I was thinking medium range (5-40 meters) which is why the infrared and ultrasonic wont cut it.
The timing would probably be a problem... As not sure the Pi would be up to the nanosecond time gaps! So I am guessing the only way to do this would be to build a special bit of hardware?
rotwang wrote:Given that the speed of light is just under 300 million meters per second, you need to be thinking in terms of nanoseconds, not milliseconds, at which level your timings are going to be swamped by the response time of your detector. What range do you expect to cover, and what resolution do you want to achieve? Also do you wish this system to be eye-safe and legal?

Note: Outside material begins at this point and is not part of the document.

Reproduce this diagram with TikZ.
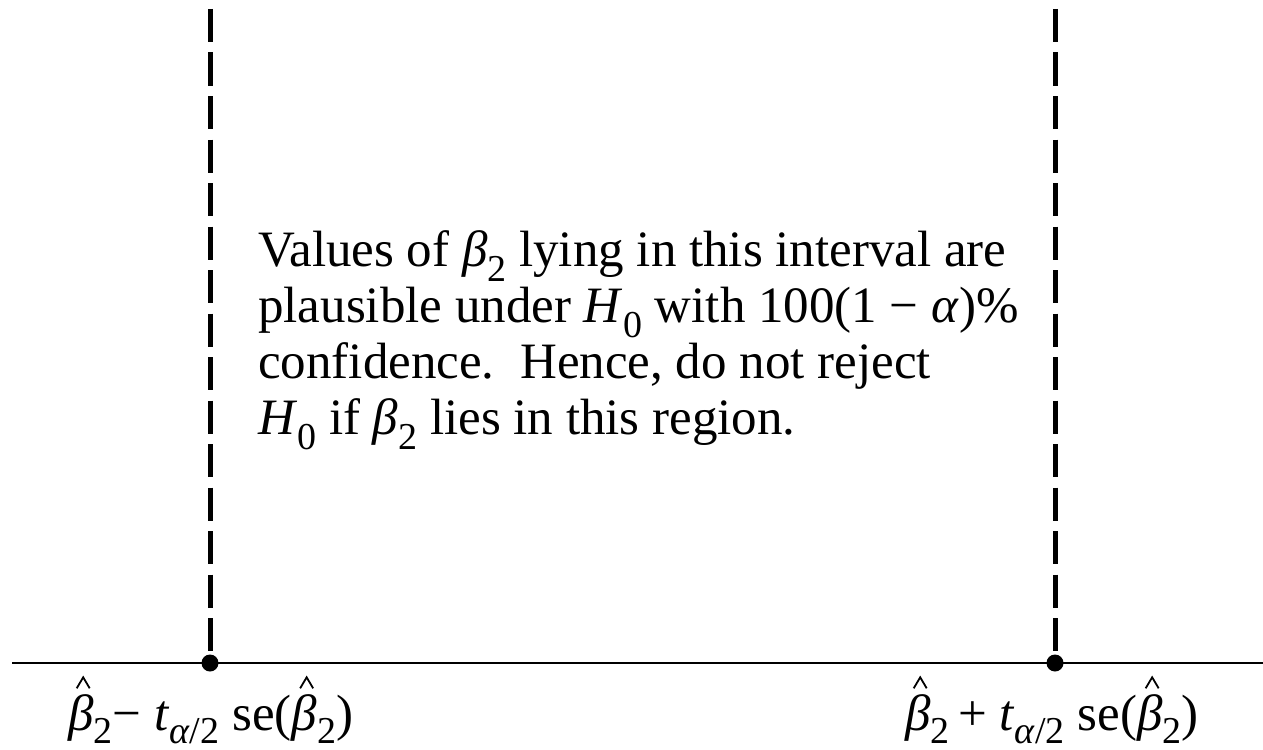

In any case, you have no chance at all of measuring time-of-flight using any video system. You may however be able to use triangulation methods to detect the position of the laser spot, Try googling "laser range finding", there's a lot of stuff out there.
Triangulation is something ive looked at with a laser line (like that of a barcode scanner). The benefit of this is I could detect distances of larger areas at once. The draw back is it probably wont work well over longer distances, especially in bright light/outside.
Although a robot with a scanner that looks like its out of Prometheus or the Matrix would be cool!
PiGraham wrote: An alternative is triangulation. Project a laser spot or line, or other pattern, and use a camera to detect the pattern. From displacement of the pattern in the image you can calculate distance.